Chapter 43: Communication

During a site event, communication is as important as technical response. Users need to know that a problem exists, that it is being worked on, and when it is expected to be resolved. Internal teams need to coordinate their efforts, share findings, and avoid duplicating work. Effective communication can be the difference between a well-managed incident and a chaotic one.

Internal communication during an incident typically uses a dedicated channel (a chat room, a bridge call, or both) where all responders can share observations and coordinate actions. An incident commander leads the response, delegating tasks, tracking progress, and making decisions.
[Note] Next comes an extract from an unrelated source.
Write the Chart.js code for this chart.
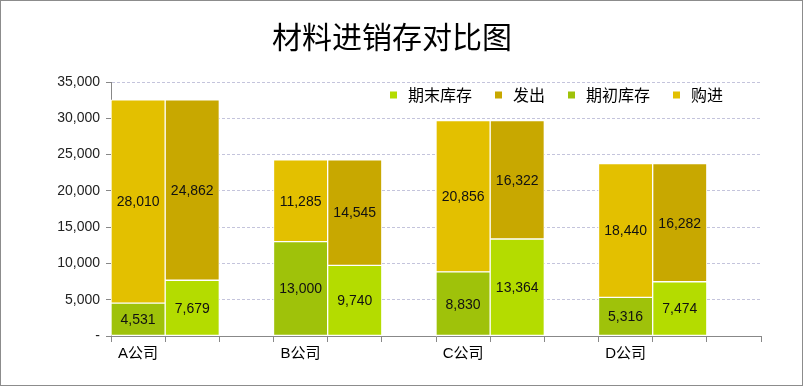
<!DOCTYPE html>
<html>
<head>
<meta charset="utf-8">
<script src="https://cdn.jsdelivr.net/npm/chart.js@4/dist/chart.umd.min.js"></script>
<style>
  body { margin: 0; background: #fff; }
  #box { width: 803px; height: 386px; box-sizing: border-box; border: 1px solid #8c8c8c; }
  canvas { display: block; }
</style>
</head>
<body>
<div id="box"><canvas id="chart" width="801" height="384"></canvas></div>
<script>
// data
const companies = ['A公司', 'B公司', 'C公司', 'D公司'];
const opening  = [4531, 13000, 8830, 5316];    // 期初库存
const purchase = [28010, 11285, 20856, 18440]; // 购进
const closing  = [7679, 9740, 13364, 7474];    // 期末库存
const issued   = [24862, 14545, 16322, 16282]; // 发出
const yTicks = [0, 5000, 10000, 15000, 20000, 25000, 30000, 35000];

// each company gets 3 slots: left bar, right bar, gap
const labels = companies.flatMap(c => [c, '', '']);
function slot(values, offset) {
  const out = new Array(labels.length).fill(null);
  values.forEach((v, i) => { out[i * 3 + offset] = v; });
  return out;
}

const fmt = v => v.toLocaleString('en-US');

// value labels in the middle of each segment
const valueLabels = {
  id: 'valueLabels',
  afterDatasetsDraw(chart) {
    const ctx = chart.ctx;
    ctx.save();
    ctx.font = '14px "Liberation Sans", Arial, sans-serif';
    ctx.fillStyle = '#111';
    ctx.textAlign = 'center';
    ctx.textBaseline = 'middle';
    chart.data.datasets.forEach((ds, di) => {
      chart.getDatasetMeta(di).data.forEach((bar, i) => {
        if (ds.data[i] == null) return;
        const p = bar.getCenterPoint();
        ctx.fillText(fmt(ds.data[i]), p.x, p.y + 1);
      });
    });
    ctx.restore();
  }
};

// legend sitting inside the plot, top right
const innerLegend = {
  id: 'innerLegend',
  afterDraw(chart) {
    const ctx = chart.ctx;
    const area = chart.chartArea;
    ctx.save();
    ctx.font = '16px "Noto Sans CJK SC", sans-serif';
    ctx.textBaseline = 'middle';
    const items = chart.data.datasets.map(ds => ({ text: ds.label, color: ds.backgroundColor, w: ctx.measureText(ds.label).width }));
    const box = 7, gapText = 11, gapItem = 23;
    let total = 0;
    items.forEach((it, i) => { total += box + gapText + it.w + (i < items.length - 1 ? gapItem : 0); });
    let x = area.right - 38 - total;
    const y = area.top + 13;
    items.forEach(it => {
      ctx.fillStyle = it.color;
      ctx.fillRect(x, y - box / 2, box, box);
      x += box + gapText;
      ctx.fillStyle = '#000';
      ctx.fillText(it.text, x, y);
      x += it.w + gapItem;
    });
    ctx.restore();
  }
};

new Chart(document.getElementById('chart'), {
  type: 'bar',
  data: {
    labels: labels,
    datasets: [
      { label: '期末库存', data: slot(closing, 1),  backgroundColor: '#b4dc00' },
      { label: '发出',     data: slot(issued, 1),   backgroundColor: '#c8a800' },
      { label: '期初库存', data: slot(opening, 0),  backgroundColor: '#9fc20a' },
      { label: '购进',     data: slot(purchase, 0), backgroundColor: '#e3c000' }
    ]
  },
  options: {
    responsive: false,
    animation: false,
    layout: { padding: { left: 22, right: 41, top: 0, bottom: 0 } },
    datasets: {
      bar: { borderColor: '#fff', borderWidth: 1, borderSkipped: false, categoryPercentage: 1, barPercentage: 1 }
    },
    plugins: {
      legend: { display: false },
      tooltip: { enabled: false },
      title: {
        display: true,
        text: '材料进销存对比图',
        color: '#000',
        font: { family: '"Noto Sans CJK SC", sans-serif', size: 30, weight: 'normal', lineHeight: 1.2 },
        padding: { top: 18, bottom: 27 }
      }
    },
    scales: {
      x: {
        stacked: true,
        afterFit(scale) { scale.height = 49; },
        border: { color: '#888', width: 1 },
        grid: { display: true, drawOnChartArea: false, offset: true, tickLength: 6, tickColor: '#888' },
        ticks: {
          autoSkip: false, maxRotation: 0, padding: 3, color: '#000',
          font: { family: '"Liberation Sans", "Noto Sans CJK SC", sans-serif', size: 15 }
        }
      },
      y: {
        stacked: true,
        min: 0,
        max: 35000,
        afterFit(scale) { scale.width = 88; },
        afterBuildTicks(scale) { scale.ticks = yTicks.map(v => ({ value: v })); },
        border: { color: '#888', width: 1, dash: [3, 2] },
        grid: { color: '#c4c4dc', tickLength: 5, tickColor: '#888', tickBorderDash: [] },
        ticks: {
          padding: 6, color: '#222',
          font: { family: '"Liberation Sans", Arial, sans-serif', size: 14 },
          callback: v => (v === 0 ? '-' : fmt(v))
        }
      }
    }
  },
  plugins: [valueLabels, innerLegend]
});
</script>
</body>
</html>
A scribe documents the timeline of events, actions taken, and their outcomes, creating the raw material for the post-incident review.

External communication requires balancing transparency with accuracy. Premature statements about root causes can be wrong and erode trust. Status page updates should state what is known (the scope and impact of the incident), what is being done (the mitigation actions underway), and when the next update will be (to set expectations). It is better to say "we are investigating" than to speculate about causes.

The post-incident review is the most valuable communication artifact. Written as a blameless document, it describes the timeline, root causes, contributing factors, and corrective actions. These reviews, shared across the organization, build institutional memory and prevent the same class of incident from recurring. The best engineering organizations treat post-incident reviews not as bureaucratic overhead but as one of their most important learning mechanisms.